XO Management is seeking a US$280m term loan to back its purchase by Swiss billionaire Thomas Flohr’s Vista Global Holding. Commitments were due on October 30 and arranging banks are still trying to sell the deal. The business is considered highly cyclical, according to Moody’s Investors Service, which rated the company B2. Although leverage is not excessive at around 5.2 times, the company’s US-based geographic concentration increases risks in an extremely fragmented market.
JP Morgan is leading both deals and is working to find clearing levels for the transactions before the end of the year, a portfolio manager said, as investors remain nervous about deteriorating earnings. JP Morgan declined to comment.
“There’s a lot of fear of the economy running out of gas. There’s not a lot of evidence of that, but investors are definitely being cautious - particularly with cyclical names. That risk-off mentality is causing some deals to fail outright,” the leveraged finance head said.
Loan funds saw a US$1.32bn outflow this week, following a US$1.74bn outflow last week, which was the largest since December 2015, but the issuance of Collateralized Loan Obligation (CLO) funds remains strong as separately managed accounts seek floating rate assets that offer yield and protection against rising interest rates.
Despite recent weakness in the loan market, bankers and investors expect conditions to improve in 2019, and some are even seeing this period as a buying opportunity, investors said.

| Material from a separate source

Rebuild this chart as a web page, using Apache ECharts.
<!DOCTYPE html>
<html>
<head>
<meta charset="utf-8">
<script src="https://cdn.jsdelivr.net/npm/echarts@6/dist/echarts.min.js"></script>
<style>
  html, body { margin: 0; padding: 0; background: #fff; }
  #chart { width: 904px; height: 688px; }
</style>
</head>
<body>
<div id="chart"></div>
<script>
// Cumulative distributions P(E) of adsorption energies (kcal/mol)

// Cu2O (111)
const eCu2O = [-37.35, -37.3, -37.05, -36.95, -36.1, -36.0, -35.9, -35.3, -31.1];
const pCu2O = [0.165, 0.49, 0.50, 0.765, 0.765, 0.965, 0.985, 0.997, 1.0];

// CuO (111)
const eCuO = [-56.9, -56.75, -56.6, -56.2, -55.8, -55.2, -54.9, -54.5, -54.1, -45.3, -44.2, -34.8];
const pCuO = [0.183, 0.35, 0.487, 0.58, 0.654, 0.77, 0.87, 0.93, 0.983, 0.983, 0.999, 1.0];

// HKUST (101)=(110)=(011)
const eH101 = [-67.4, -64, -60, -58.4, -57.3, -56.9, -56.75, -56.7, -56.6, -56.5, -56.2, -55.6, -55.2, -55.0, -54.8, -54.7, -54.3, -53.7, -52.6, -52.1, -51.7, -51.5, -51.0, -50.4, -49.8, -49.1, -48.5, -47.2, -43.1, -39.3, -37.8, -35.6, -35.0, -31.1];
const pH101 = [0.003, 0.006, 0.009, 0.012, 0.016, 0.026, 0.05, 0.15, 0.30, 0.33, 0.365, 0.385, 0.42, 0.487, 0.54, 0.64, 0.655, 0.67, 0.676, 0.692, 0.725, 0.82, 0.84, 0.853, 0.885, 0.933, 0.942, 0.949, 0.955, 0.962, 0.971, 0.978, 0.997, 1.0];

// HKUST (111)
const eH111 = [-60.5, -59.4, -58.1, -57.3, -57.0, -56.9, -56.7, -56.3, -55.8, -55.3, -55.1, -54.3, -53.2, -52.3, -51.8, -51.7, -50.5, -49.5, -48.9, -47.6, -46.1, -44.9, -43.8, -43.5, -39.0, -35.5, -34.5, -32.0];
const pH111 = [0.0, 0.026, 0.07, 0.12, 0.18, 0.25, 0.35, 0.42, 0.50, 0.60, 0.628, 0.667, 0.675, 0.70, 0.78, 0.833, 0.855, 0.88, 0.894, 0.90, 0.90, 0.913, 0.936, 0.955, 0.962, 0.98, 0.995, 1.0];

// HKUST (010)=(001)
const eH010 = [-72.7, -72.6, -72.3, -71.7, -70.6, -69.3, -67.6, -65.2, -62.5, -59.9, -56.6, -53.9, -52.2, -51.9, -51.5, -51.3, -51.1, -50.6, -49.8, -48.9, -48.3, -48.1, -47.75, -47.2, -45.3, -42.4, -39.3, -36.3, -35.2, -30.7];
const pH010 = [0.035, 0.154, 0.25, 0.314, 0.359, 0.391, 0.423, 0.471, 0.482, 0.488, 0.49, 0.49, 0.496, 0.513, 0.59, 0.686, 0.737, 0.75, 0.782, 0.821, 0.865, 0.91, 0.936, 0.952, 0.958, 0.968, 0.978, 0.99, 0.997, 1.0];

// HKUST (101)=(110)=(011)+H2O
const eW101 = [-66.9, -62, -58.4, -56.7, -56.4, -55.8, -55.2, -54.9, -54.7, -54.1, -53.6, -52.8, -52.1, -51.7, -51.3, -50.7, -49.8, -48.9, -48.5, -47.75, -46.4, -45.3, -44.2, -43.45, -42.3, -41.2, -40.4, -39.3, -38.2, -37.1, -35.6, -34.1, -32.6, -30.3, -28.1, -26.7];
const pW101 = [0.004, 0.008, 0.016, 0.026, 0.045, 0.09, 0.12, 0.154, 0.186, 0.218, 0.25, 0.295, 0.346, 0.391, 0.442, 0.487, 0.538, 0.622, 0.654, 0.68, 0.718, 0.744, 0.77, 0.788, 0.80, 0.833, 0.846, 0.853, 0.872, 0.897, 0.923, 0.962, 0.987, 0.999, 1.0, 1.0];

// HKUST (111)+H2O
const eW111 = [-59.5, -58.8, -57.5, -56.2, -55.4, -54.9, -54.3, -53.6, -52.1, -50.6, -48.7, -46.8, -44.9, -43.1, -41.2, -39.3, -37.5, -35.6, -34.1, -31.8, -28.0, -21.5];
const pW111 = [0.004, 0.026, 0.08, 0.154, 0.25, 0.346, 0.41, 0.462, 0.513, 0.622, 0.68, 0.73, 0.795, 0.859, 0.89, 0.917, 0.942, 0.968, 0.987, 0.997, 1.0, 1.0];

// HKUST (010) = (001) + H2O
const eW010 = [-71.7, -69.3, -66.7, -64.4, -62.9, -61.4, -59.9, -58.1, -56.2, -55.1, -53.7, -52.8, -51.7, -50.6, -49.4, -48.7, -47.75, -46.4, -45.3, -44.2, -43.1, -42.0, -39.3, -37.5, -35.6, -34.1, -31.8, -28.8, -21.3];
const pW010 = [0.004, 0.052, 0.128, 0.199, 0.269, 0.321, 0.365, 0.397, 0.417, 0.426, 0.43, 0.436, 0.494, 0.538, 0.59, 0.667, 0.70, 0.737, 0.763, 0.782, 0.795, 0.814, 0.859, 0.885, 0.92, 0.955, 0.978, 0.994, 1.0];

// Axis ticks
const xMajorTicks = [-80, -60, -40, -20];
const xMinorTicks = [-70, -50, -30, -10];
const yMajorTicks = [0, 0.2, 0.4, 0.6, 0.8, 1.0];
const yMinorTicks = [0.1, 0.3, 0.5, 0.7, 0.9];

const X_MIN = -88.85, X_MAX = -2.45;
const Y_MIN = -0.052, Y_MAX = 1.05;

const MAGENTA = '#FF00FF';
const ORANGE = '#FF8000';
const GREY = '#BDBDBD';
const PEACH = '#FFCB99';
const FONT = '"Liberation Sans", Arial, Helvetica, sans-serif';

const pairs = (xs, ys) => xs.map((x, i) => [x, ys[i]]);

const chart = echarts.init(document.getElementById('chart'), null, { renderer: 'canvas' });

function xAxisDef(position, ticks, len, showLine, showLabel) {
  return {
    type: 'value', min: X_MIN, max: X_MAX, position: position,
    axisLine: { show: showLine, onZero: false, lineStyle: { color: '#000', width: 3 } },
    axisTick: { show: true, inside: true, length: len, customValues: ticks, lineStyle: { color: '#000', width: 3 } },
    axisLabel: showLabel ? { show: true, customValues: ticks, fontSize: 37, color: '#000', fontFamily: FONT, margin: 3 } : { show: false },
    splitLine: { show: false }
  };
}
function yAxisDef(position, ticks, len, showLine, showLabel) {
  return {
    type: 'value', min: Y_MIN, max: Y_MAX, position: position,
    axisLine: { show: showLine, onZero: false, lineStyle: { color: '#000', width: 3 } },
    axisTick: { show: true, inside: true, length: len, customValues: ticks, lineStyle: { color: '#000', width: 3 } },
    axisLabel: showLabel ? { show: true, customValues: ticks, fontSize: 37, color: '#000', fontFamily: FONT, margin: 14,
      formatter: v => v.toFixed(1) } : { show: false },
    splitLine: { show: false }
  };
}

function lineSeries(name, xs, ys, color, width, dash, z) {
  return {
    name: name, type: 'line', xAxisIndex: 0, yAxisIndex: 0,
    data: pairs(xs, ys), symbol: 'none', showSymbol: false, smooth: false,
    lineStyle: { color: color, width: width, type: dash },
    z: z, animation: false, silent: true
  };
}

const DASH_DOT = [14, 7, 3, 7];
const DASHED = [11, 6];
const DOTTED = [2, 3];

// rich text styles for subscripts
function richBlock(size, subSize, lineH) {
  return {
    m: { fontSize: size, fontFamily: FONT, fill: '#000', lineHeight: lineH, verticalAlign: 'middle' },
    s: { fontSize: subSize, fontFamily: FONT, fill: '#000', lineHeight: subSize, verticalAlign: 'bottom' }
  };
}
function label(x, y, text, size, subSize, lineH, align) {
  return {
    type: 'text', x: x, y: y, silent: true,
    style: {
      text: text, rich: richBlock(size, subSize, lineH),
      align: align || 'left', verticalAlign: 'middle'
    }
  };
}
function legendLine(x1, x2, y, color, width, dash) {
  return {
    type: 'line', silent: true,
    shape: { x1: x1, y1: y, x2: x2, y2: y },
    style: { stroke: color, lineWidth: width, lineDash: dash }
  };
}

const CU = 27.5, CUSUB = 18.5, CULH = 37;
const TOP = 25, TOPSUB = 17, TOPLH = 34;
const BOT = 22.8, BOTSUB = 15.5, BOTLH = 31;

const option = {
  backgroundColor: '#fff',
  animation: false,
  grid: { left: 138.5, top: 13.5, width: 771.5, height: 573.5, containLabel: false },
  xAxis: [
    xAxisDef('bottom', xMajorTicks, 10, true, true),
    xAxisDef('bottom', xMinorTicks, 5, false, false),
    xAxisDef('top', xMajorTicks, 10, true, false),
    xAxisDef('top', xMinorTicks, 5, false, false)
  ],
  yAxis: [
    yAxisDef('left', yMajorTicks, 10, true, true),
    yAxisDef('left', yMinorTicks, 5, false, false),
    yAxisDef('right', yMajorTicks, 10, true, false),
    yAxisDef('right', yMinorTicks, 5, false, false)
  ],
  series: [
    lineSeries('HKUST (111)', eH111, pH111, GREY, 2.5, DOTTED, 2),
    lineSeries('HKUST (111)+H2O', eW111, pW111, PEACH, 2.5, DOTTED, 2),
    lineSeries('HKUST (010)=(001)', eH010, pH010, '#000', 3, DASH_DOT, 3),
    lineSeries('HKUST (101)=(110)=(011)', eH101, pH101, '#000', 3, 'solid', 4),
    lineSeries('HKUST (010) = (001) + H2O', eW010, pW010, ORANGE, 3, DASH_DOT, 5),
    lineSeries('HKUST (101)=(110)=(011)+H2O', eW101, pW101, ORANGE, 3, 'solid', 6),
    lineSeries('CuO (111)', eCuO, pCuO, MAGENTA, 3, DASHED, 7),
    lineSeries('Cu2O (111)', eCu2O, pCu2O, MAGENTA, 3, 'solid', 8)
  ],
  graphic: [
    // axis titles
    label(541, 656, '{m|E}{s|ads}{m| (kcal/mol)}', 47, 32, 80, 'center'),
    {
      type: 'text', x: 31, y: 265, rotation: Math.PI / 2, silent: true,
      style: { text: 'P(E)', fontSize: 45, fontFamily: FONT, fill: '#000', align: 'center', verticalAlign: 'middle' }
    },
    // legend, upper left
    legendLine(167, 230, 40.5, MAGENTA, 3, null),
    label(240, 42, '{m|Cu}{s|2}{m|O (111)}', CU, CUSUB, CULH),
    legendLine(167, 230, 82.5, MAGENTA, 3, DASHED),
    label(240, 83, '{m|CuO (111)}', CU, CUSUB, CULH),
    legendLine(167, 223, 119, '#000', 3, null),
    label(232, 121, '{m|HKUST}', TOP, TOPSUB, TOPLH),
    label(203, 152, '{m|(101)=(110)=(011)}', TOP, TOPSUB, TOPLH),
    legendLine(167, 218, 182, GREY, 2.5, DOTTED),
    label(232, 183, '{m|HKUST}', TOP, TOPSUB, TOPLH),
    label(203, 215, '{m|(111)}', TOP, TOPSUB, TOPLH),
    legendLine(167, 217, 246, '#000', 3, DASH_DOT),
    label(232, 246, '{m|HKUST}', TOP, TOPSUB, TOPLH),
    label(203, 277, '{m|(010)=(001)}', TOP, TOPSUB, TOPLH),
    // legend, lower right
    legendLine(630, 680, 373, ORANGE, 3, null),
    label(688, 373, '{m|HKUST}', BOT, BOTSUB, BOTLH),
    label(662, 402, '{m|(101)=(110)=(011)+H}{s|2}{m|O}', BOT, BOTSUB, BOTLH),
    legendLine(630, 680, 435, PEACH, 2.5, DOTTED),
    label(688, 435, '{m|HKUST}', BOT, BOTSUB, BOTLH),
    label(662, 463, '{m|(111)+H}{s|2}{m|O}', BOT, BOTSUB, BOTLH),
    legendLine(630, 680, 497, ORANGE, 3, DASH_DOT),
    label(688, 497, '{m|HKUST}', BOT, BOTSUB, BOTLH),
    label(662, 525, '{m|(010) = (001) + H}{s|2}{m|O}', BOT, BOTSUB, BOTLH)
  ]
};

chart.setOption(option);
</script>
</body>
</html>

“It is certainly a credit pickers market,” said Neil Desai, a managing director and portfolio manager at investment firm Highland Capital Management. “You can find high-quality loans that are below par simply due to the fact that their coupons have gotten so low.”
Earlier this year, 60% of loans were trading over par, Desai said, but only 9.2% of loans were trading north of par on November 27, which is the lowest level since July 2016, according to LPC data.